Any business or government building now uses geothermal and / or solar panels to minimize a need for the unreliable grid.
The military is working hard to have electric-self-sufficiency for their bases.

Solar energy, without subsidies, is now cheaper in most markets than is the heavily subsidized utility company fossil-fuel supplied energy.

Even if the red-states defeat net=metering - such rearward thinking will not stop the solar energy emergence for the economics will encourage the adoption of solar heating and energy solutions.

It's over, Heather; it's long past the time to put your trade school on the winning team.

Fluxcapacitor 2 said...

It's amazing that the fossil fuel corporations advocate for EXPORTING American energy as if we have an infinite supply. Have they never read, Jevons, The Coal Question. He predicted in the 1860s that England would run out of coal, and essentially, stop being a great power. England hit peak coal in 1913, had to be bailed out of WWI, and has spiraled down since.
http://en.wikipedia.org/wiki/The_Coal_Question

Have they never read about peak whale oil?!

Fossil fuels eventually become economically exhausted - while traces remain its uneconomical to retrieve lesser amounts of them. Modern fracking for gas and oil is no panacea since these wells have a 40% fall-off of production after the first year - yet some fools advocate exporting US gas and oil.

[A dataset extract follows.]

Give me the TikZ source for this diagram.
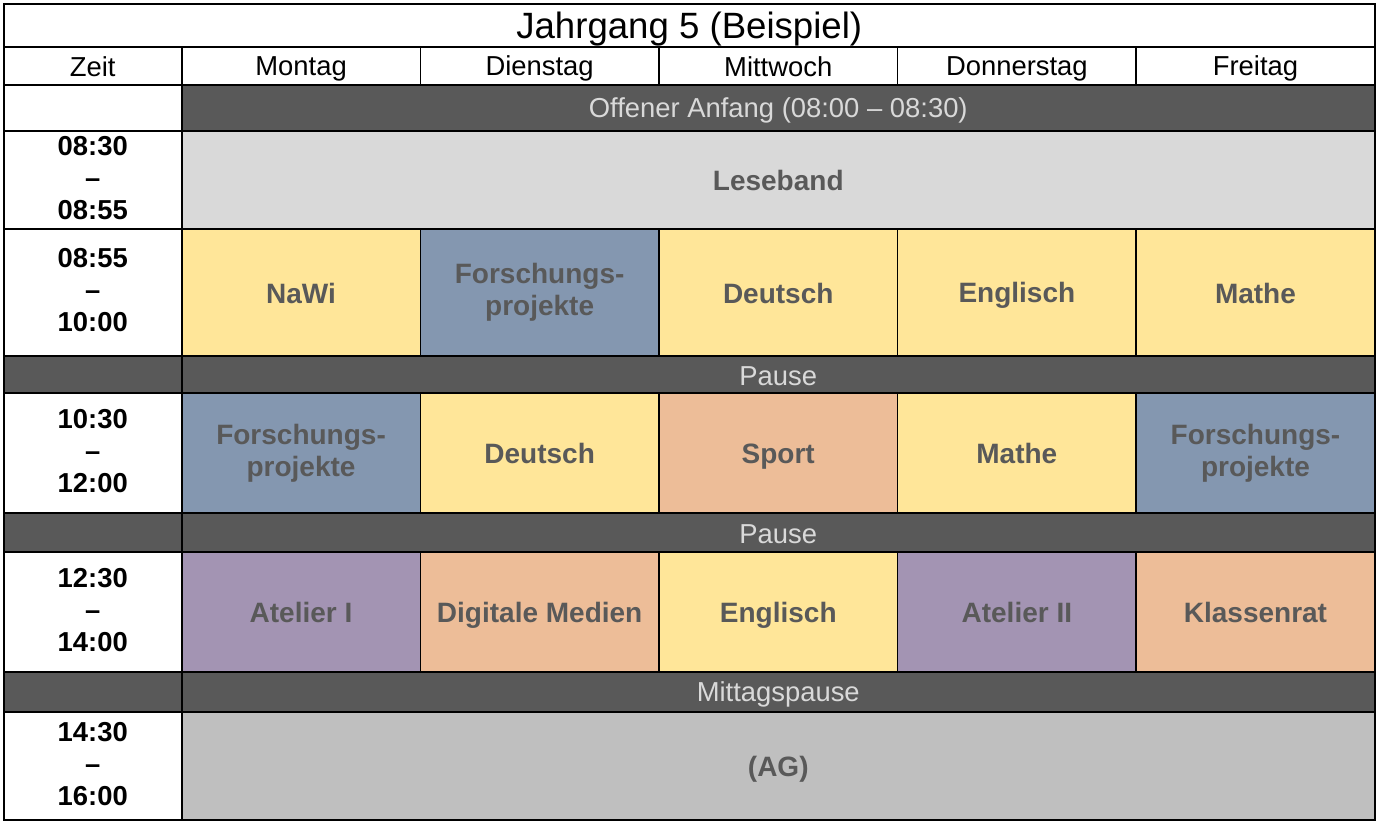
\documentclass[tikz,border=0pt]{standalone}
\usepackage{fontspec}
\setmainfont{Liberation Sans}
\definecolor{gelb}{HTML}{FFE699}
\definecolor{blau}{HTML}{8497B0}
\definecolor{lachs}{HTML}{EDBD98}
\definecolor{lila}{HTML}{A394B3}
\definecolor{hell}{HTML}{D9D9D9}
\definecolor{grau}{HTML}{BFBFBF}
\definecolor{dunkel}{HTML}{595959}
\newcommand{\cellfont}{\fontsize{13.7}{16}\selectfont}
\newcommand{\subjfont}{\fontsize{14}{16}\selectfont\bfseries}
\newcommand{\titlefont}{\fontsize{18.3}{20}\selectfont}
\newcommand{\zs}{\vrule width 0pt height 0.95em depth 0.15em\relax}
\begin{document}
\begin{tikzpicture}[
			x=0.5pt, y=-0.5pt,
			cell/.style 2 args={draw=black, line width=0.75pt, inner sep=0pt,
					anchor=north west, align=center, font=\cellfont,
					execute at begin node=\zs, execute at end node=\zs,
					minimum width=#1*0.5pt, minimum height=#2*0.5pt},
			zeitcell/.style={font=\cellfont\bfseries},
			subject/.style={fill=#1, text=dunkel, font=\subjfont},
			pausecell/.style={fill=dunkel, text=hell}
		]
		\useasboundingbox (0,0) rectangle (1379,821);
		% Kopf
		\node[cell={1371}{43}, font=\titlefont] (title) at (3,3) {Jahrgang 5 (Beispiel)};
		\node[cell={178}{38}] (zeit) at (3,46) {Zeit};
		\foreach \d [count=\i] in {Montag,Dienstag,Mittwoch,Donnerstag,Freitag}
		\node[cell={238.6}{38}] (day\i) at ({181+238.6*(\i-1)},46) {\d};
		% Offener Anfang
		\node[cell={178}{46}] (t0) at (3,84) {};
		\node[cell={1193}{46}, pausecell] (offen) at (181,84) {Offener Anfang (08:00 – 08:30)};
		% Leseband
		\node[cell={178}{98}, zeitcell] (t1) at (3,130) {08:30\\–\\08:55};
		\node[cell={1193}{98}, subject=hell] (lese) at (181,130) {Leseband};
		% 1. Block
		\node[cell={178}{127}, zeitcell] (t2) at (3,228) {08:55\\–\\10:00};
		\foreach \s/\c [count=\i] in {NaWi/gelb, {Forschungs-\\projekte}/blau,
				Deutsch/gelb, Englisch/gelb, Mathe/gelb}
		\node[cell={238.6}{127}, subject=\c] (a\i) at ({181+238.6*(\i-1)},228) {\s};
		% Pause
		\node[cell={178}{37}, pausecell] (p1z) at (3,355) {};
		\node[cell={1193}{37}, pausecell] (pause1) at (181,355) {Pause};
		% 2. Block
		\node[cell={178}{120}, zeitcell] (t3) at (3,392) {10:30\\–\\12:00};
		\foreach \s/\c [count=\i] in {{Forschungs-\\projekte}/blau, Deutsch/gelb,
				Sport/lachs, Mathe/gelb, {Forschungs-\\projekte}/blau}
		\node[cell={238.6}{120}, subject=\c] (b\i) at ({181+238.6*(\i-1)},392) {\s};
		% Pause
		\node[cell={178}{39}, pausecell] (p2z) at (3,512) {};
		\node[cell={1193}{39}, pausecell] (pause2) at (181,512) {Pause};
		% 3. Block
		\node[cell={178}{120}, zeitcell] (t4) at (3,551) {12:30\\–\\14:00};
		\foreach \s/\c [count=\i] in {Atelier I/lila, Digitale Medien/lachs,
				Englisch/gelb, Atelier II/lila, Klassenrat/lachs}
		\node[cell={238.6}{120}, subject=\c] (c\i) at ({181+238.6*(\i-1)},551) {\s};
		% Mittagspause
		\node[cell={178}{40}, pausecell] (p3z) at (3,671) {};
		\node[cell={1193}{40}, pausecell] (mittag) at (181,671) {Mittagspause};
		% AG
		\node[cell={178}{108}, zeitcell] (t5) at (3,711) {14:30\\–\\16:00};
		\node[cell={1193}{108}, subject=grau] (ag) at (181,711) {(AG)};
	\end{tikzpicture}
\end{document}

These folks would better serve themselves and us if they would stop being so set in their ways, so lazy, and put their shoulders into developing renewable energies.

larry kurtz said...

Always nice to have a choir member stop by, Flux.

larry kurtz said...

Update on fracking creeping toward Chaco from the Durango Herald.

LENR101 said...

A lot has gone on in the last couple of years. I'd just like to share a coupleof new happenings.
https://www.youtube.com/watch?v=mBjA5LLraX0 Spaceplanes from NASA
https://www.lenr-forum.com/forum/index.php/Attachment/386-IEEE-brief-DeChiaro-9-2015-pdf/
http://www.truth-out.org/news/item/36785-on-the-precipice-standing-rock-sioux-tribe-endorses-cutting-edge-nuclear-technology
https://www.congress.gov/congressional-report/114th-congress/house-report/537/1 Checkout page 83.
http://www.infinite-energy.com/images/pdfs/LENRIAInfiniteEnergy123.pdf This addresses LENRIA and the current structure of involved parties

larry kurtz said...

Thank you for your contribution to this humble web log.